5. Parimenti infondato è il quinto motivo, con cui si sostiene che si dovrebbe interpretare la L. n. 249 del 1991, art. 4, comma 3 nel senso che la titolarità della pensione sussisterebbe anche quando l’interessato è iscritto all’albo e l’iscrizione ne impedirebbe solo la materiale erogazione.
Infatti la disposizione che recita "La corresponsione della pensione di inabilità è subordinata alla cancellazione da albi professionali ed è revocata in caso di nuova iscrizione" è dei tutto chiara: la pensione non decorre finchè persiste l’iscrizione all’albo. Uno dei fatti costitutivi del diritto è quindi la cancellazione dall’albo.
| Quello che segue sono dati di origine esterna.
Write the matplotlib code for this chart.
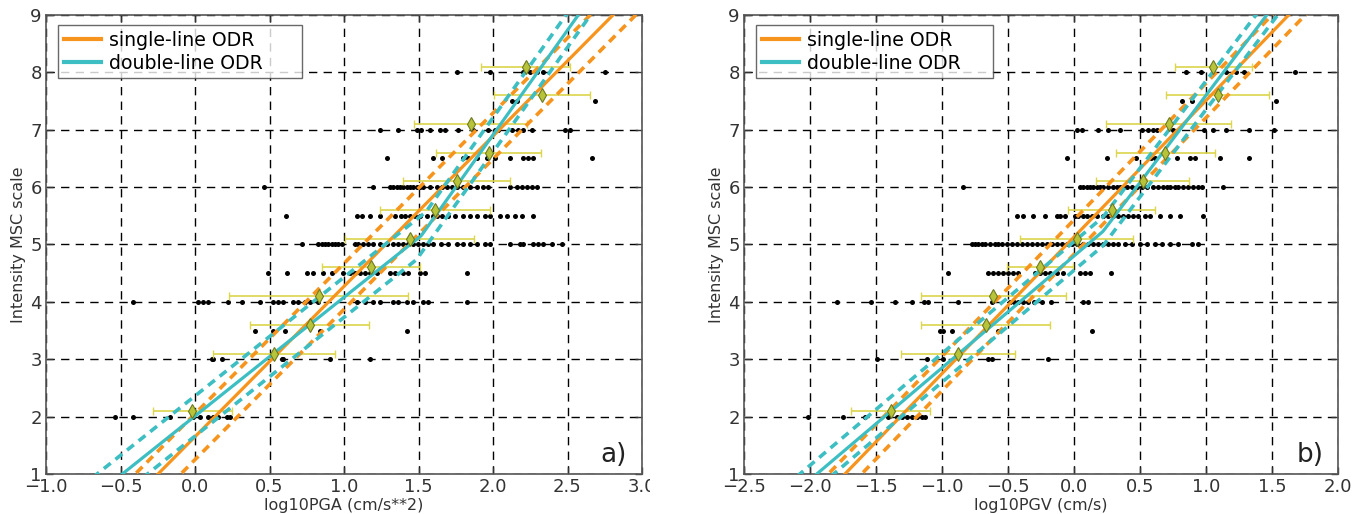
import numpy as np
import matplotlib
matplotlib.use("Agg")
import matplotlib.pyplot as plt
from matplotlib.transforms import Bbox

# ---------------- data: panel a) PGA ----------------
pga_points = {
    2.0: [-0.537, -0.414, -0.168, -0.011, 0.034, 0.089, 0.123, 0.157, 0.213, 0.235],
    3.0: [0.112, 0.123, 0.179, 0.582, 0.593, 0.906, 1.174],
    3.5: [0.403, 0.526, 0.604, 0.839, 1.421],
    4.0: [-0.416, 0.020, 0.054, 0.087, 0.221, 0.315, 0.436, 0.523, 0.557, 0.591, 0.658, 0.691,
          0.738, 0.772, 0.826, 1.087, 1.141, 1.195, 1.242, 1.329, 1.362, 1.423, 1.463, 1.530,
          1.564, 1.826],
    4.5: [0.490, 0.617, 0.752, 0.792, 0.859, 0.919, 0.993, 1.040, 1.074, 1.107, 1.141, 1.174,
          1.221, 1.309, 1.342, 1.396, 1.430, 1.510, 1.544, 1.826],
    5.0: [0.718, 0.826, 0.852, 0.872, 0.893, 0.919, 0.940, 0.960, 0.987, 1.074, 1.094, 1.128,
          1.161, 1.195, 1.242, 1.289, 1.329, 1.362, 1.396, 1.430, 1.463, 1.497, 1.530, 1.564,
          1.597, 1.651, 1.698, 1.758, 1.799, 1.846, 1.893, 1.946, 1.980, 2.114, 2.181, 2.201,
          2.268, 2.302, 2.336, 2.396, 2.463],
    5.5: [0.611, 1.087, 1.121, 1.174, 1.242, 1.342, 1.383, 1.409, 1.443, 1.477, 1.510, 1.557,
          1.597, 1.624, 1.658, 1.698, 1.745, 1.799, 1.846, 1.893, 1.946, 1.980, 2.047, 2.094,
          2.148, 2.195, 2.268],
    6.0: [0.463, 1.195, 1.309, 1.329, 1.356, 1.376, 1.396, 1.423, 1.443, 1.463, 1.490, 1.510,
          1.530, 1.577, 1.624, 1.658, 1.691, 1.725, 1.758, 1.799, 1.846, 1.893, 1.933, 1.966,
          2.114, 2.161, 2.195, 2.228, 2.262, 2.295],
    6.5: [1.289, 1.597, 1.658, 1.799, 1.832, 1.893, 1.960, 2.013, 2.114, 2.201, 2.235, 2.268, 2.664],
    7.0: [1.242, 1.362, 1.490, 1.517, 1.577, 1.644, 1.678, 1.765, 1.866, 1.966, 2.013, 2.034,
          2.128, 2.168, 2.201, 2.262, 2.483, 2.517],
    7.5: [2.125, 2.159, 2.685],
    8.0: [1.758, 1.980, 2.201, 2.248, 2.295, 2.336, 2.752],
}
pga_mean_y = [2.1, 3.1, 3.6, 4.1, 4.6, 5.1, 5.6, 6.1, 6.6, 7.1, 7.6, 8.1]
pga_mean_x = [-0.02, 0.53, 0.77, 0.83, 1.18, 1.44, 1.61, 1.756, 1.97, 1.85, 2.33, 2.22]
pga_err_x = [0.265, 0.41, 0.40, 0.60, 0.33, 0.43, 0.37, 0.36, 0.35, 0.38, 0.32, 0.30]

# single-line ODR (slope, intercept, band half-width in intensity)
pga_single = (2.62, 1.65, 0.40)
# double-line ODR: (slope, intercept, band) for lower and upper branch
pga_double_low = (2.07, 2.01, 0.35)
pga_double_high = (3.65, -0.389, 0.30)

# ---------------- data: panel b) PGV ----------------
pgv_points = {
    2.0: [-2.013, -1.748, -1.583, -1.407, -1.343, -1.305, -1.268, -1.230, -1.192, -1.154, -1.129],
    3.0: [-1.495, -1.116, -0.990, -0.649, -0.624, -0.195],
    3.5: [-1.015, -0.990, -0.927, -0.574, 0.134],
    4.0: [-1.795, -1.538, -1.356, -1.227, -1.136, -1.106, -0.879, -0.621, -0.485, -0.455,
          -0.424, -0.386, -0.348, -0.303, -0.242, -0.174, 0.068, 0.106],
    4.5: [-0.955, -0.652, -0.614, -0.576, -0.538, -0.500, -0.462, -0.424, -0.295, -0.258,
          -0.220, -0.182, -0.129, -0.083, 0.045, 0.083, 0.121, 0.280],
    5.0: [-0.773, -0.750, -0.727, -0.697, -0.674, -0.636, -0.598, -0.576, -0.545, -0.508,
          -0.470, -0.432, -0.394, -0.356, -0.318, -0.280, -0.242, -0.205, -0.167, -0.129,
          -0.091, -0.053, -0.015, 0.023, 0.068, 0.106, 0.144, 0.182, 0.220, 0.258, 0.295,
          0.333, 0.386, 0.439, 0.500, 0.553, 0.614, 0.667, 0.727, 0.788, 0.894, 0.939],
    5.5: [-0.432, -0.386, -0.311, -0.220, -0.129, -0.106, -0.068, 0.008, 0.030, 0.068, 0.098,
          0.136, 0.174, 0.220, 0.258, 0.295, 0.333, 0.371, 0.409, 0.447, 0.485, 0.538, 0.576,
          0.652, 0.727, 0.803, 0.977],
    6.0: [-0.841, 0.045, 0.068, 0.098, 0.121, 0.144, 0.174, 0.197, 0.220, 0.258, 0.295, 0.326,
          0.348, 0.371, 0.402, 0.439, 0.477, 0.515, 0.553, 0.598, 0.636, 0.674, 0.705, 0.727,
          0.765, 0.788, 0.826, 0.864, 0.902, 0.939, 0.970, 1.129],
    6.5: [-0.053, 0.250, 0.470, 0.583, 0.614, 0.780, 0.879, 0.917, 1.106, 1.326],
    7.0: [0.023, 0.061, 0.182, 0.258, 0.348, 0.515, 0.561, 0.598, 0.629, 0.750, 0.985, 1.053,
          1.152, 1.326, 1.515],
    7.5: [0.818, 0.894, 1.530],
    8.0: [0.848, 0.962, 1.053, 1.152, 1.227, 1.288, 1.674],
}
pgv_mean_y = [2.1, 3.1, 3.6, 4.1, 4.6, 5.1, 5.6, 6.1, 6.6, 7.1, 7.6, 8.1]
pgv_mean_x = [-1.39, -0.88, -0.67, -0.61, -0.26, 0.02, 0.285, 0.52, 0.69, 0.716, 1.09, 1.055]
pgv_err_x = [0.30, 0.43, 0.49, 0.55, 0.25, 0.43, 0.33, 0.35, 0.375, 0.47, 0.39, 0.29]

pgv_single = (2.38, 5.13, 0.30)
pgv_double_low = (1.95, 4.80, 0.25)
pgv_double_high = (3.04, 4.56, 0.25)

pga_xticks = [-1.0, -0.5, 0.0, 0.5, 1.0, 1.5, 2.0, 2.5, 3.0]
pgv_xticks = [-2.5, -2.0, -1.5, -1.0, -0.5, 0.0, 0.5, 1.0, 1.5, 2.0]

# ---------------- style ----------------
ORANGE = "#F7941D"
CYAN = "#3DBEC2"
DIAMOND = "#B7C43A"
ERRC = "#DCD64C"

fig = plt.figure(figsize=(13.61, 5.14), dpi=100)
ax1 = fig.add_axes([46 / 1361, 40 / 514, 596 / 1361, 459 / 514])
ax2 = fig.add_axes([744 / 1361, 40 / 514, 594 / 1361, 459 / 514])


def draw(ax, points, mx, my, ex, single, dlow, dhigh, xlim, xticks, xlabel, tag, legw):
    ax.set_xlim(*xlim)
    ax.set_ylim(1, 9)
    for lev, xs in points.items():
        ax.plot(xs, [lev] * len(xs), 'o', color='black', ms=3.6, mew=0, zorder=3)
    ax.errorbar(mx, my, xerr=ex, fmt='none', ecolor=ERRC, elinewidth=1.2,
                capsize=3, capthick=1.0, zorder=4)
    xx = np.linspace(xlim[0], xlim[1], 400)
    b, a, s = single
    ax.plot(xx, a + b * xx, color=ORANGE, lw=2.3, zorder=5, label='single-line ODR')
    for sg in (-1, 1):
        ax.plot(xx, a + b * xx + sg * s, color=ORANGE, lw=2.6, zorder=5,
                dashes=(2.4, 1.7))
    b1, a1, s1 = dlow
    b2, a2, s2 = dhigh
    ax.plot(xx, np.maximum(a1 + b1 * xx, a2 + b2 * xx), color=CYAN, lw=2.3, zorder=5,
            label='double-line ODR')
    for sg in (-1, 1):
        ax.plot(xx, np.maximum(a1 + b1 * xx + sg * s1, a2 + b2 * xx + sg * s2),
                color=CYAN, lw=2.6, zorder=5, dashes=(2.4, 1.7))
    ax.plot(mx, my, 'd', color=DIAMOND, mec='#6E7A1E', mew=0.8, ms=7.5, zorder=6)

    ax.set_xticks(xticks)
    ax.set_xticklabels([f"{t:.1f}".replace('-', '\u2212') for t in xticks])
    ax.set_yticks(range(1, 10))
    ax.tick_params(direction='in', length=5, width=1, top=True, right=True,
                   labelsize=13, colors='#333333', pad=3)
    ax.grid(True, color='black', lw=1.0, dashes=(6, 4.5), zorder=1)
    ax.set_axisbelow(True)
    for sp in ax.spines.values():
        sp.set_color('#555555')
        sp.set_linewidth(1.2)
    ax.set_xlabel(xlabel, fontsize=11.5, color='#333333', labelpad=1)
    ax.set_ylabel('Intensity MSC scale', fontsize=11.5, color='#333333', labelpad=3)
    ax.text(0.975, 0.012, tag, transform=ax.transAxes, ha='right', va='bottom',
            fontsize=19, color='#222222', zorder=7)
    leg = ax.legend(loc='upper left', bbox_to_anchor=(0.02, 0.978, legw, 0.0),
                    mode='expand', borderaxespad=0.0,
                    fontsize=13.6, frameon=True, fancybox=False,
                    borderpad=0.3, labelspacing=0.2, handlelength=2.0,
                    handletextpad=0.4)
    leg.get_frame().set_edgecolor('#444444')
    leg.get_frame().set_linewidth(1.0)
    for h in leg.get_lines():
        h.set_linewidth(3.0)
    leg.set_zorder(8)


draw(ax1, pga_points, pga_mean_x, pga_mean_y, pga_err_x, pga_single, pga_double_low,
     pga_double_high, (-1.0, 3.0), pga_xticks, 'log10PGA (cm/s**2)', 'a)', 0.41)
draw(ax2, pgv_points, pgv_mean_x, pgv_mean_y, pgv_err_x, pgv_single, pgv_double_low,
     pgv_double_high, (-2.5, 2.0), pgv_xticks, 'log10PGV (cm/s)', 'b)', 0.40)

# the left panel's last tick label is cut off in the reference image
last = ax1.get_xticklabels()[-1]
last.set_clip_box(Bbox.from_extents(0, 0, 650, 514))
last.set_clip_on(True)

fig.savefig('out.png', dpi=100)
D’altra parte non si comprende in cosa dovrebbe consistere e quale vantaggio avrebbe l’interessato dalla "titolarità" di una pensione di cui è inibita la erogazione.
6. Infondato è anche il sesto motivo, perchè la incompatibilità con altra pensione non deriva solo dalla disposizione dello statuto XXX (che non potrebbe derogare a legge) ma è la L. n. 249 del 1991, art. 7 che vieta l’erogazione della pensione nel caso in cui l’interessato goda di pensione a carico di altro istituto.
7. Il settimo motivo con cui si controverte sulla sentenza del Tribunale di Chieti che aveva revocato la pensione della Cassa Ragionieri, risulta irrilevante stante il rigetto delle censure precedenti.
Il ricorso va quindi rigettato. Nulla per le spese ex art 152 disp. att. cod. proc. civ. nel testo anteriore alle modifiche del 2003 che non sono applicabili ratione temporis.
P.Q.M.
La Corte rigetta il ricorso. Nulla per le spese.
Così deciso in Roma, il 24 maggio 2012.